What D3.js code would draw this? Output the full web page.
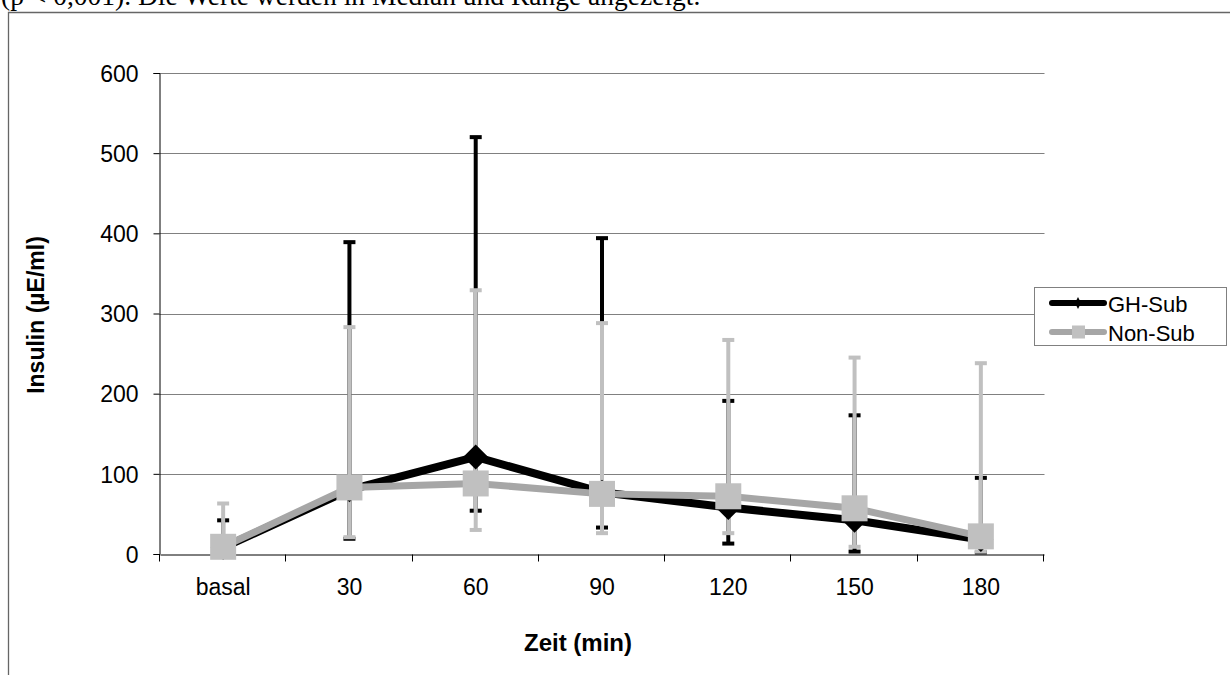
<!DOCTYPE html>
<html>
<head>
<meta charset="utf-8">
<script src="https://cdn.jsdelivr.net/npm/d3@7"></script>
<style>
  body { margin: 0; background: #fff; }
</style>
</head>
<body>
<div id="chart"></div>
<script>
const width = 1230;
const height = 675;

// --- data (median and range) ---
const categories = ["basal", "30", "60", "90", "120", "150", "180"];
const yTicks = [0, 100, 200, 300, 400, 500, 600];

const ghMedian = [8, 80, 121, 77, 58, 42, 18];
const ghMin = [2, 19, 54, 33, 13, 3, 2];
const ghMax = [42, 389, 520, 394, 191, 173, 95];

const nonMedian = [9, 83, 88, 75, 72, 57, 22];
const nonMin = [3, 21, 30, 26, 26, 9, 3];
const nonMax = [63, 283, 329, 288, 267, 245, 238];

const seriesNames = ["GH-Sub", "Non-Sub"];

const series = [
    { name: seriesNames[0], median: ghMedian, min: ghMin, max: ghMax,
      line: "#000", marker: "#000", bar: "#000", shape: "diamond" },
    { name: seriesNames[1], median: nonMedian, min: nonMin, max: nonMax,
      line: "#a6a6a6", marker: "#c0c0c0", bar: "#c0c0c0", shape: "square" }
];

const svg = d3.select("#chart")
    .append("svg")
    .attr("width", width)
    .attr("height", height)
    .style("font-family", "'Liberation Sans', Arial, sans-serif");

// caption text cut at the top of the page (as in the source document)
svg.append("text")
    .attr("x", 1)
    .attr("y", 5)
    .style("font-family", "'Liberation Serif', 'Times New Roman', serif")
    .style("font-size", "27.5px")
    .text("(p < 0,001). Die Werte werden in Median und Range angezeigt.");

// outer chart frame
svg.append("path")
    .attr("d", `M8.5,${height}V12.5H${width}`)
    .attr("fill", "none")
    .attr("stroke", "#666")
    .attr("stroke-width", 1.3);

// --- scales ---
const x = d3.scaleBand()
    .domain(categories)
    .range([160, 1044]);

const y = d3.scaleLinear()
    .domain([0, 600])
    .range([554, 73]);

const cx = c => x(c) + x.bandwidth() / 2;

// gridlines
svg.append("g")
    .selectAll("line")
    .data(yTicks.filter(d => d > 0))
    .enter()
    .append("line")
    .attr("x1", 159.5)
    .attr("x2", 1044.5)
    .attr("y1", d => Math.round(y(d)) + 0.5)
    .attr("y2", d => Math.round(y(d)) + 0.5)
    .attr("stroke", "#808080")
    .attr("stroke-width", 1);

// --- axes ---
const yAxis = svg.append("g")
    .attr("transform", "translate(159.5,0)")
    .call(d3.axisLeft(y).tickValues(yTicks).tickSize(6).tickPadding(15));

const xAxis = svg.append("g")
    .attr("transform", "translate(0,554.5)")
    .call(d3.axisBottom(x).tickSize(0).tickPadding(24));

[yAxis, xAxis].forEach(g => {
    g.select(".domain").attr("stroke", "#000");
    g.selectAll("text")
        .style("font-size", "23px")
        .style("font-family", "'Liberation Sans', Arial, sans-serif")
        .attr("fill", "#000");
});
yAxis.selectAll("line").attr("stroke", "#000");
yAxis.selectAll("text").attr("dy", "0.36em");

// category boundary ticks on the x axis
xAxis.selectAll(".bound")
    .data(d3.range(categories.length + 1))
    .enter()
    .append("line")
    .attr("class", "bound")
    .attr("x1", i => Math.round(160 + i * x.step()) - 0.5)
    .attr("x2", i => Math.round(160 + i * x.step()) - 0.5)
    .attr("y1", 0)
    .attr("y2", 7)
    .attr("stroke", "#000");

// axis titles
svg.append("text")
    .attr("transform", "translate(44,315) rotate(-90)")
    .attr("text-anchor", "middle")
    .style("font-size", "23px")
    .style("font-weight", "bold")
    .text("Insulin (µE/ml)");

svg.append("text")
    .attr("x", 578)
    .attr("y", 651)
    .attr("text-anchor", "middle")
    .style("font-size", "24px")
    .style("font-weight", "bold")
    .text("Zeit (min)");

// --- error bars (range) ---
const capW = 12;
series.forEach(s => {
    const g = svg.append("g");
    categories.forEach((c, i) => {
        g.append("line")
            .attr("x1", cx(c)).attr("x2", cx(c))
            .attr("y1", y(s.min[i])).attr("y2", y(s.max[i]))
            .attr("stroke", s.bar)
            .attr("stroke-width", 4);
        [s.min[i], s.max[i]].forEach(v => {
            g.append("rect")
                .attr("x", cx(c) - capW / 2)
                .attr("y", y(v) - 2)
                .attr("width", capW)
                .attr("height", 4)
                .attr("fill", s.bar);
        });
    });
});

// --- lines and markers ---
const line = d3.line()
    .x((d, i) => cx(categories[i]))
    .y(d => y(d));

const diamond = r => `M0,${-r}L${r},0L0,${r}L${-r},0Z`;

series.forEach(s => {
    svg.append("path")
        .datum(s.median)
        .attr("d", line)
        .attr("fill", "none")
        .attr("stroke", s.line)
        .attr("stroke-width", s.shape === "diamond" ? 8 : 7)
        .attr("stroke-linejoin", "miter");

    const m = svg.append("g")
        .selectAll("g")
        .data(s.median)
        .enter()
        .append("g")
        .attr("transform", (d, i) => `translate(${cx(categories[i])},${y(d)})`);

    if (s.shape === "diamond") {
        m.append("path").attr("d", diamond(12.5)).attr("fill", s.marker);
    } else {
        m.append("rect")
            .attr("x", -13).attr("y", -13)
            .attr("width", 26).attr("height", 26)
            .attr("fill", s.marker);
    }
});

// --- legend ---
const legend = svg.append("g");

legend.append("rect")
    .attr("x", 1034.5)
    .attr("y", 287.5)
    .attr("width", 192)
    .attr("height", 58)
    .attr("fill", "#fff")
    .attr("stroke", "#808080");

const item = legend.selectAll(".item")
    .data(series)
    .enter()
    .append("g")
    .attr("class", "item")
    .attr("transform", (d, i) => `translate(0,${303 + i * 29})`);

item.append("line")
    .attr("x1", 1052).attr("x2", 1104)
    .attr("y1", 0).attr("y2", 0)
    .attr("stroke", d => d.line)
    .attr("stroke-width", 6)
    .attr("stroke-linecap", "round");

item.each(function(d) {
    const g = d3.select(this);
    if (d.shape === "diamond") {
        g.append("path")
            .attr("d", "M1078,-6L1081,0L1078,6L1075,0Z")
            .attr("fill", d.marker);
    } else {
        g.append("rect")
            .attr("x", 1072).attr("y", -6.5)
            .attr("width", 13).attr("height", 13)
            .attr("fill", d.marker);
    }
});

item.append("text")
    .attr("x", 1108)
    .attr("y", 9)
    .style("font-size", "22px")
    .text(d => d.name);
</script>
</body>
</html>
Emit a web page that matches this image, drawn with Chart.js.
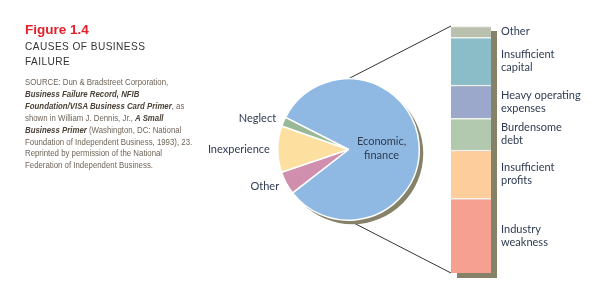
<!DOCTYPE html>
<html>
<head>
<meta charset="utf-8">
<script src="https://cdn.jsdelivr.net/npm/chart.js@4.4.0/dist/chart.umd.min.js"></script>
<style>
  body { margin: 0; background: #fff; }
  #page { position: relative; width: 613px; height: 281px; overflow: hidden; }
  #lines { position: absolute; left: 0; top: 0; z-index: 0; }
  #pieChart { position: absolute; left: 200px; top: 69px; z-index: 1; }
  #barChart { position: absolute; left: 451px; top: 26px; z-index: 1; }
  #caption { position: absolute; left: 25px; top: 22px; z-index: 2; font-family: "Liberation Sans", Arial, sans-serif; }
  .fig { color: #e4202b; font-weight: bold; font-size: 13.5px; line-height: 15px; }
  .title { color: #333; font-size: 11.5px; line-height: 15px; letter-spacing: 0.5px; margin-top: 2px; transform: scaleX(0.88); transform-origin: left top; white-space: nowrap; }
  .src { color: #6f6458; font-size: 9px; line-height: 11.9px; margin-top: 8px; white-space: nowrap; transform: scaleX(0.87); transform-origin: left top; }
  .src b { color: #4b4137; font-style: italic; }
</style>
</head>
<body>
<div id="page">
  <canvas id="lines" width="613" height="281"></canvas>
  <canvas id="pieChart" width="229" height="161"></canvas>
  <canvas id="barChart" width="162" height="255"></canvas>
  <div id="caption">
    <div class="fig">Figure 1.4</div>
    <div class="title">CAUSES OF BUSINESS<br>FAILURE</div>
    <div class="src">SOURCE: Dun &amp; Bradstreet Corporation,<br>
      <b>Business Failure Record, NFIB</b><br>
      <b>Foundation/VISA Business Card Primer</b>, as<br>
      shown in William J. Dennis, Jr., <b>A Small</b><br>
      <b>Business Primer</b> (Washington, DC: National<br>
      Foundation of Independent Business, 1993), 23.<br>
      Reprinted by permission of the National<br>
      Federation of Independent Business.</div>
  </div>
</div>
<script>
// pie: causes of failure
const pieLabels = [['Economic,', 'finance'], ['Other'], ['Inexperience'], ['Neglect']];
const pieValues = [82, 5.3, 10.6, 2.1];
const pieColors = ['#8fb9e2', '#d08fac', '#fde0a0', '#98b896'];

// bar: breakdown of economic/finance (bottom to top)
const barLabels = [['Industry', 'weakness'], ['Insufficient', 'profits'], ['Burdensome', 'debt'],
  ['Heavy operating', 'expenses'], ['Insufficient', 'capital'], ['Other']];
const barValues = [30.2, 19.6, 12.8, 13.5, 19.3, 4.6];
const barColors = ['#f6a092', '#fdcd9c', '#b2c9b0', '#9ba8cb', '#8bbdc9', '#b9c1ae'];

const shadowColor = '#858269';
const textColor = '#2e3b52';
const labelFont = '11px Lato, "Noto Sans", sans-serif';

Chart.defaults.animation = false;

const pieShadow = {
  id: 'pieShadow',
  beforeDatasetsDraw(chart) {
    const arc = chart.getDatasetMeta(0).data[0];
    const ctx = chart.ctx;
    ctx.save();
    ctx.fillStyle = shadowColor;
    ctx.beginPath();
    ctx.arc(arc.x + 4, arc.y + 4, arc.outerRadius, 0, Math.PI * 2);
    ctx.fill();
    ctx.restore();
  }
};

const pieText = {
  id: 'pieText',
  afterDatasetsDraw(chart) {
    const ctx = chart.ctx;
    ctx.save();
    ctx.font = labelFont;
    ctx.fillStyle = textColor;
    ctx.textBaseline = 'middle';
    chart.getDatasetMeta(0).data.forEach((arc, i) => {
      const mid = (arc.startAngle + arc.endAngle) / 2;
      const lines = pieLabels[i];
      if (i === 0) {
        const r = arc.outerRadius * 0.47;
        ctx.textAlign = 'center';
        const x = arc.x + Math.cos(mid) * r;
        const y = arc.y + Math.sin(mid) * r + 2;
        lines.forEach((t, k) => ctx.fillText(t, x, y + (k - (lines.length - 1) / 2) * 13.5));
      } else {
        const r = arc.outerRadius + 8;
        ctx.textAlign = 'right';
        ctx.fillText(lines[0], arc.x + Math.cos(mid) * r, arc.y + Math.sin(mid) * r);
      }
    });
    ctx.restore();
  }
};

const pieChart = new Chart(document.getElementById('pieChart'), {
  type: 'pie',
  data: {
    labels: pieLabels.map(l => l.join(' ')),
    datasets: [{
      data: pieValues,
      backgroundColor: pieColors,
      borderColor: '#ffffff',
      borderWidth: 1.5
    }]
  },
  options: {
    responsive: false,
    rotation: 297,
    layout: { padding: { left: 77, right: 9, top: 9, bottom: 9 } },
    plugins: { legend: { display: false }, tooltip: { enabled: false } }
  },
  plugins: [pieShadow, pieText]
});

const barShadow = {
  id: 'barShadow',
  beforeDatasetsDraw(chart) {
    const ctx = chart.ctx;
    const base = chart.getDatasetMeta(0).data[0];
    const top = chart.getDatasetMeta(barValues.length - 1).data[0];
    ctx.save();
    ctx.fillStyle = shadowColor;
    ctx.fillRect(base.x - base.width / 2 + 6, top.y + 5, base.width, base.base - top.y);
    ctx.restore();
  }
};

const barText = {
  id: 'barText',
  afterDatasetsDraw(chart) {
    const ctx = chart.ctx;
    ctx.save();
    ctx.font = labelFont;
    ctx.fillStyle = textColor;
    ctx.textAlign = 'left';
    ctx.textBaseline = 'middle';
    barLabels.forEach((lines, i) => {
      const bar = chart.getDatasetMeta(i).data[0];
      const cy = (bar.y + bar.base) / 2;
      const x = bar.x + bar.width / 2 + 10;
      lines.forEach((t, k) => ctx.fillText(t, x, cy + (k - (lines.length - 1) / 2) * 13));
    });
    ctx.restore();
  }
};

const barChart = new Chart(document.getElementById('barChart'), {
  type: 'bar',
  data: {
    labels: ['Economic, finance'],
    datasets: barValues.map((v, i) => ({
      label: barLabels[i].join(' '),
      data: [v],
      backgroundColor: barColors[i],
      borderColor: '#eef2ea',
      borderWidth: { top: 1.5, bottom: 0, left: 0, right: 0 },
      borderSkipped: false,
      barPercentage: 1,
      categoryPercentage: 1
    }))
  },
  options: {
    responsive: false,
    layout: { padding: { top: 0, left: 0, right: 122, bottom: 8 } },
    scales: {
      x: { display: false, stacked: true },
      y: { display: false, stacked: true, min: 0, max: 100 }
    },
    plugins: { legend: { display: false }, tooltip: { enabled: false } }
  },
  plugins: [barShadow, barText]
});

// leader lines from the pie to the bar, in page coordinates
function drawLeaders() {
  const ctx = document.getElementById('lines').getContext('2d');
  const pc = pieChart.canvas, bc = barChart.canvas;
  const arc = pieChart.getDatasetMeta(0).data[0];
  const px = pc.offsetLeft + arc.x, py = pc.offsetTop + arc.y, r = arc.outerRadius;
  const low = barChart.getDatasetMeta(0).data[0];
  const high = barChart.getDatasetMeta(barValues.length - 1).data[0];
  const bx = bc.offsetLeft + low.x - low.width / 2;
  ctx.strokeStyle = '#333';
  ctx.lineWidth = 1;
  ctx.beginPath();
  ctx.moveTo(px, py - r);
  ctx.lineTo(bx, bc.offsetTop + high.y);
  ctx.moveTo(px, py + r);
  ctx.lineTo(bx, bc.offsetTop + low.base);
  ctx.stroke();
}
drawLeaders();
</script>
</body>
</html>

- GOAL OF THE EXERCISE
Copy the records above from the first line through the line containing "< 0,001). Die", both included, and leave out any pictures.

- THE REPLY
What D3.js code would draw this? Output the full web page.
<!DOCTYPE html>
<html>
<head>
<meta charset="utf-8">
<script src="https://cdn.jsdelivr.net/npm/d3@7"></script>
<style>
  body { margin: 0; background: #fff; }
</style>
</head>
<body>
<div id="chart"></div>
<script>
const width = 1230;
const height = 675;

// --- data (median and range) ---
const categories = ["basal", "30", "60", "90", "120", "150", "180"];
const yTicks = [0, 100, 200, 300, 400, 500, 600];

const ghMedian = [8, 80, 121, 77, 58, 42, 18];
const ghMin = [2, 19, 54, 33, 13, 3, 2];
const ghMax = [42, 389, 520, 394, 191, 173, 95];

const nonMedian = [9, 83, 88, 75, 72, 57, 22];
const nonMin = [3, 21, 30, 26, 26, 9, 3];
const nonMax = [63, 283, 329, 288, 267, 245, 238];

const seriesNames = ["GH-Sub", "Non-Sub"];

const series = [
    { name: seriesNames[0], median: ghMedian, min: ghMin, max: ghMax,
      line: "#000", marker: "#000", bar: "#000", shape: "diamond" },
    { name: seriesNames[1], median: nonMedian, min: nonMin, max: nonMax,
      line: "#a6a6a6", marker: "#c0c0c0", bar: "#c0c0c0", shape: "square" }
];

const svg = d3.select("#chart")
    .append("svg")
    .attr("width", width)
    .attr("height", height)
    .style("font-family", "'Liberation Sans', Arial, sans-serif");

// caption text cut at the top of the page (as in the source document)
svg.append("text")
    .attr("x", 1)
    .attr("y", 5)
    .style("font-family", "'Liberation Serif', 'Times New Roman', serif")
    .style("font-size", "27.5px")
    .text("(p < 0,001). Die Werte werden in Median und Range angezeigt.");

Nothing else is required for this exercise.